Problem description:
Go through the entries below and copy each line containing the word "this".

Information supplied:
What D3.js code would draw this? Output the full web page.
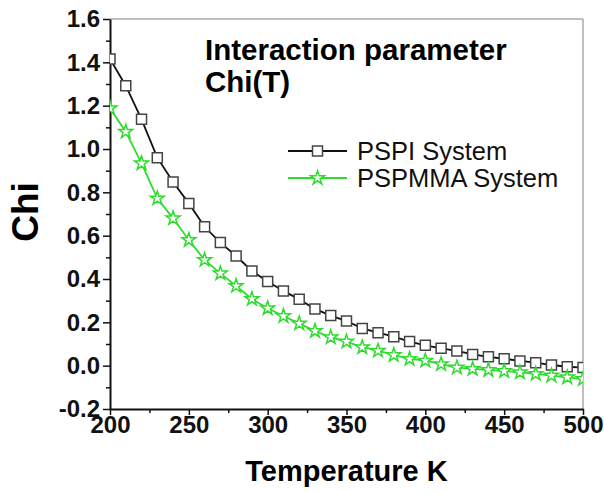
<!DOCTYPE html>
<html>
<head>
<meta charset="utf-8">
<script src="https://cdn.jsdelivr.net/npm/d3@7"></script>
<style>
  body { margin: 0; background: #fff; }
  text { font-family: "Liberation Sans", Arial, sans-serif; }
</style>
</head>
<body>
<div id="chart"></div>
<script>
// temperatures (K)
const temps = [200, 210, 220, 230, 240, 250, 260, 270, 280, 290, 300,
               310, 320, 330, 340, 350, 360, 370, 380, 390, 400,
               410, 420, 430, 440, 450, 460, 470, 480, 490, 500];

// Chi values
const pspi = [1.415, 1.292, 1.137, 0.960, 0.848, 0.749, 0.641, 0.568, 0.506, 0.437, 0.388,
              0.345, 0.306, 0.262, 0.231, 0.206, 0.172, 0.152, 0.134, 0.111, 0.094,
              0.080, 0.068, 0.052, 0.041, 0.032, 0.022, 0.014, 0.003, -0.005, -0.009];
const pspmma = [1.188, 1.080, 0.934, 0.772, 0.680, 0.580, 0.488, 0.426, 0.368, 0.308, 0.265,
                0.229, 0.195, 0.160, 0.131, 0.111, 0.085, 0.069, 0.049, 0.031, 0.023,
                0.007, -0.009, -0.015, -0.020, -0.025, -0.031, -0.038, -0.046, -0.054, -0.062];

const xTicks = [200, 250, 300, 350, 400, 450, 500];
const yTicks = [-0.2, 0.0, 0.2, 0.4, 0.6, 0.8, 1.0, 1.2, 1.4, 1.6];
const seriesNames = ["PSPI System", "PSPMMA System"];

const W = 604, H = 493;
const margin = {top: 19, right: 21, bottom: 84, left: 110};
const width = W - margin.left - margin.right;
const height = H - margin.top - margin.bottom;

const black = "#111", green = "#2ddc2d";

const svg = d3.select("#chart").append("svg")
    .attr("width", W).attr("height", H);

const g = svg.append("g")
    .attr("transform", "translate(" + margin.left + "," + margin.top + ")");

const x = d3.scaleLinear().domain([200, 500]).range([0, width]);
const y = d3.scaleLinear().domain([-0.2, 1.6]).range([height, 0]);

// clip for the markers
svg.append("defs").append("clipPath").attr("id", "plotClip")
    .append("rect").attr("width", width).attr("height", height);

// frame top / right (gray)
g.append("line").attr("x1", 0).attr("x2", width).attr("y1", 0).attr("y2", 0)
    .attr("stroke", "#aaa").attr("stroke-width", 1.5);
g.append("line").attr("x1", width).attr("x2", width).attr("y1", 0).attr("y2", height)
    .attr("stroke", "#aaa").attr("stroke-width", 1.5);

// minor ticks
g.append("g").attr("transform", "translate(0," + height + ")")
    .call(d3.axisBottom(x).tickValues(d3.range(225, 500, 50)).tickSize(4).tickFormat(""))
    .call(a => a.select(".domain").remove())
    .selectAll("line").attr("stroke", black).attr("stroke-width", 1.5);
g.append("g")
    .call(d3.axisLeft(y).tickValues(d3.range(-0.1, 1.6, 0.2)).tickSize(4).tickFormat(""))
    .call(a => a.select(".domain").remove())
    .selectAll("line").attr("stroke", black).attr("stroke-width", 1.5);

// x axis
const xAxis = g.append("g").attr("transform", "translate(0," + height + ")")
    .call(d3.axisBottom(x).tickValues(xTicks).tickSize(6).tickSizeOuter(0).tickPadding(1));
xAxis.select(".domain").attr("stroke", black).attr("stroke-width", 2);
xAxis.selectAll("line").attr("stroke", black).attr("stroke-width", 1.5);
xAxis.selectAll("text").style("font-size", "24px").style("font-weight", "bold").attr("fill", black);

// y axis (plain hyphen for negatives like the original)
const fmt = d3.format(".1f");
const yAxis = g.append("g")
    .call(d3.axisLeft(y).tickValues(yTicks).tickSize(7).tickSizeOuter(0).tickPadding(3)
        .tickFormat(d => fmt(d).replace("\u2212", "-")));
yAxis.select(".domain").attr("stroke", black).attr("stroke-width", 2);
yAxis.selectAll("line").attr("stroke", black).attr("stroke-width", 1.5);
yAxis.selectAll("text").style("font-size", "24px").style("font-weight", "bold").attr("fill", black);

// axis labels
g.append("text")
    .attr("x", width / 2).attr("y", 481 - margin.top)
    .attr("text-anchor", "middle")
    .style("font-size", "29px").style("font-weight", "bold")
    .text("Temperature K");

g.append("text")
    .attr("transform", "rotate(-90)")
    .attr("x", -(212 - margin.top)).attr("y", -72)
    .attr("text-anchor", "middle")
    .style("font-size", "37px").style("font-weight", "bold")
    .text("Chi");

// title
g.append("text").attr("x", 205 - margin.left).attr("y", 60 - margin.top)
    .style("font-size", "29.5px").style("font-weight", "bold").text("Interaction parameter");
g.append("text").attr("x", 205 - margin.left).attr("y", 92 - margin.top)
    .style("font-size", "29.5px").style("font-weight", "bold").text("Chi(T)");

// series
const series = [
    {name: seriesNames[0], values: pspi, color: black, mark: "#444", symbol: d3.symbolSquare, size: 100},
    {name: seriesNames[1], values: pspmma, color: green, mark: green, symbol: d3.symbolStar, size: 60}
];

const line = d3.line().x((d, i) => x(temps[i])).y(d => y(d));
const plot = g.append("g").attr("clip-path", "url(#plotClip)");

series.forEach(s => {
    plot.append("path").datum(s.values)
        .attr("d", line).attr("fill", "none")
        .attr("stroke", s.color).attr("stroke-width", 1.8);
});
series.forEach(s => {
    plot.selectAll(null).data(s.values).join("path")
        .attr("transform", (d, i) => "translate(" + x(temps[i]) + "," + y(d) + ")")
        .attr("d", d3.symbol().type(s.symbol).size(s.size))
        .attr("fill", "#fff").attr("stroke", s.mark).attr("stroke-width", 1.5);
});

// legend
const legend = g.append("g").attr("transform", "translate(" + (288 - margin.left) + "," + (151 - margin.top) + ")");
series.forEach((s, i) => {
    const row = legend.append("g").attr("transform", "translate(0," + i * 27 + ")");
    row.append("line").attr("x1", 0).attr("x2", 59).attr("stroke", s.color).attr("stroke-width", 1.8);
    row.append("path").attr("transform", "translate(29.5,0)")
        .attr("d", d3.symbol().type(s.symbol).size(s.size))
        .attr("fill", "#fff").attr("stroke", s.mark).attr("stroke-width", 1.5);
    row.append("text").attr("x", 69).attr("y", 9)
        .style("font-size", "25.5px").attr("fill", black).text(s.name);
});
</script>
</body>
</html>
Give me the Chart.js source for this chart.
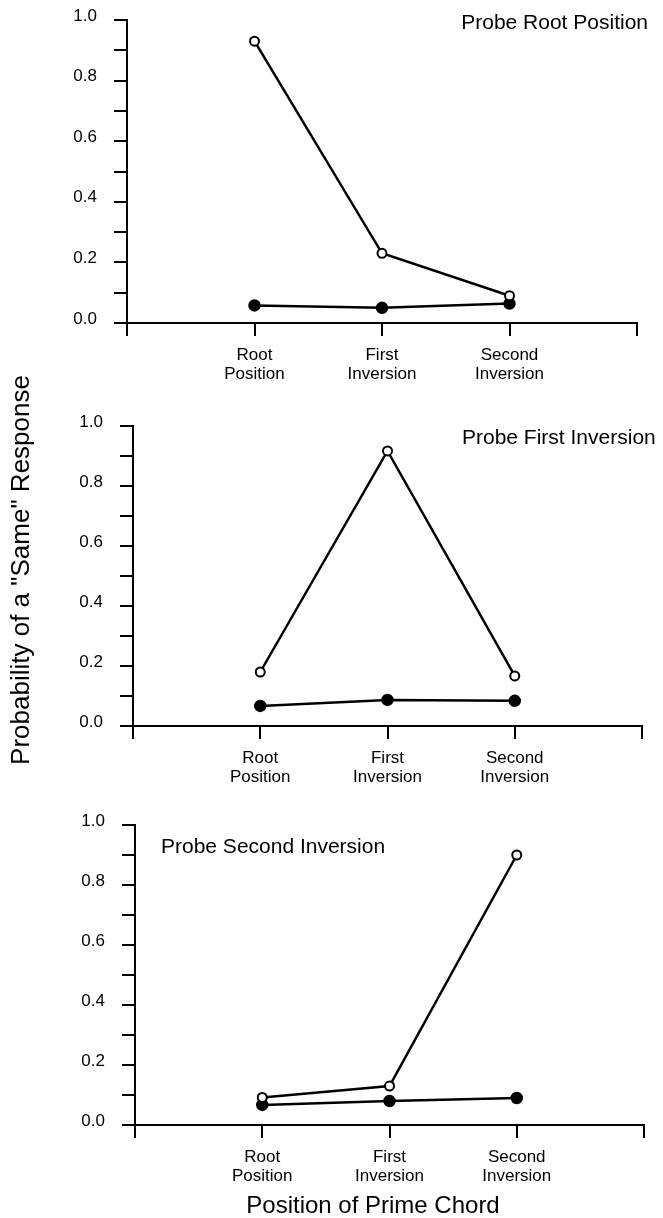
<!DOCTYPE html>
<html>
<head>
<meta charset="utf-8">
<script src="https://cdn.jsdelivr.net/npm/chart.js@4/dist/chart.umd.min.js"></script>
<style>
  body { margin: 0; background: #fff; }
  #page { position: relative; width: 663px; height: 1218px; overflow: hidden; }
  /* canvases start 20px above the page so the top tick label has room */
  #page canvas { position: absolute; left: 0; top: -20px; }
</style>
</head>
<body>
<div id="page">
  <canvas id="panel-1" width="663" height="1238"></canvas>
  <canvas id="panel-2" width="663" height="1238"></canvas>
  <canvas id="panel-3" width="663" height="1238"></canvas>
</div>
<script>
const categories = [['Root', 'Position'], ['First', 'Inversion'], ['Second', 'Inversion']];
const panelTitles = ['Probe Root Position', 'Probe First Inversion', 'Probe Second Inversion'];
const yTickLabels = ['0.0', '0.2', '0.4', '0.6', '0.8', '1.0'];

// open circles / filled circles for each probe
const rootOpen = [0.93, 0.23, 0.09];
const rootFilled = [0.058, 0.05, 0.064];
const firstOpen = [0.18, 0.917, 0.167];
const firstFilled = [0.067, 0.087, 0.084];
const secondOpen = [0.092, 0.13, 0.90];
const secondFilled = [0.067, 0.08, 0.09];

const FONT = '"Liberation Sans", Arial, Helvetica, sans-serif';
const SHIFT = 20; // canvas top sits this far above the page
const CANVAS_H = 1238;
Chart.defaults.font.family = FONT;
Chart.defaults.color = '#000';

// plain text drawn on top of a chart (panel labels, axis titles)
function textPlugin(items) {
    return {
        id: 'panelText',
        afterDraw(chart) {
            const ctx = chart.ctx;
            items.forEach((it) => {
                ctx.save();
                ctx.font = it.size + 'px ' + FONT;
                ctx.fillStyle = '#000';
                ctx.textAlign = it.align;
                ctx.textBaseline = 'alphabetic';
                ctx.translate(it.x, it.y + SHIFT);
                if (it.rotate) ctx.rotate(it.rotate);
                ctx.fillText(it.text, 0, 0);
                ctx.restore();
            });
        },
    };
}

function toPoints(values) {
    return values.map((v, i) => ({ x: i + 1, y: v }));
}

function makePanel(id, open, filled, area, texts) {
    const xHeight = 60;
    const axisGrid = {
        display: true,
        drawOnChartArea: false,
        drawTicks: true,
        tickLength: 13,
        color: '#000',
        lineWidth: 2,
    };
    return new Chart(document.getElementById(id), {
        type: 'line',
        data: {
            datasets: [
                {
                    data: toPoints(open),
                    borderColor: '#000',
                    borderWidth: 2.5,
                    backgroundColor: '#fff',
                    pointBackgroundColor: '#fff',
                    pointBorderColor: '#000',
                    pointBorderWidth: 2,
                    pointRadius: 4.5,
                },
                {
                    data: toPoints(filled),
                    borderColor: '#000',
                    borderWidth: 2.5,
                    backgroundColor: '#000',
                    pointBackgroundColor: '#000',
                    pointBorderColor: '#000',
                    pointRadius: 5,
                },
            ],
        },
        options: {
            responsive: false,
            animation: false,
            events: [],
            clip: false,
            layout: {
                padding: {
                    top: area.top + SHIFT,
                    right: 663 - area.right,
                    bottom: CANVAS_H - (area.bottom + SHIFT) - xHeight,
                    left: 0,
                },
            },
            plugins: {
                legend: { display: false },
                tooltip: { enabled: false },
            },
            scales: {
                x: {
                    type: 'linear',
                    min: 0,
                    max: 4,
                    grid: axisGrid,
                    border: { display: true, color: '#000', width: 2 },
                    ticks: {
                        stepSize: 1,
                        autoSkip: false,
                        maxRotation: 0,
                        padding: 10,
                        font: { size: 17, lineHeight: 1.1 },
                        callback: (v) => categories[v - 1] || '',
                    },
                    afterFit: (s) => { s.height = xHeight; },
                },
                y: {
                    min: 0,
                    max: 1,
                    grid: axisGrid,
                    border: { display: true, color: '#000', width: 2 },
                    ticks: {
                        stepSize: 0.1,
                        autoSkip: false,
                        padding: 17,
                        labelOffset: -4,
                        font: { size: 17 },
                        callback: (v, i) => (i % 2 === 0 ? yTickLabels[i / 2] : ''),
                    },
                    afterFit: (s) => { s.width = area.left; },
                },
            },
        },
        plugins: [textPlugin(texts)],
    });
}

makePanel('panel-1', rootOpen, rootFilled,
    { left: 127, right: 637, top: 20, bottom: 323 },
    [{ text: panelTitles[0], x: 648, y: 29, size: 21, align: 'right' }]);

makePanel('panel-2', firstOpen, firstFilled,
    { left: 133, right: 642, top: 426, bottom: 726 },
    [
        { text: panelTitles[1], x: 462, y: 444, size: 21, align: 'left' },
        { text: 'Probability of a "Same" Response', x: 29, y: 570, size: 26, align: 'center', rotate: -Math.PI / 2 },
    ]);

makePanel('panel-3', secondOpen, secondFilled,
    { left: 135, right: 644, top: 825, bottom: 1125 },
    [
        { text: panelTitles[2], x: 161, y: 853, size: 21, align: 'left' },
        { text: 'Position of Prime Chord', x: 373, y: 1213, size: 24, align: 'center' },
    ]);
</script>
</body>
</html>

Response to the exercise:
What D3.js code would draw this? Output the full web page.
Give me the Chart.js source for this chart.
const SHIFT = 20; // canvas top sits this far above the page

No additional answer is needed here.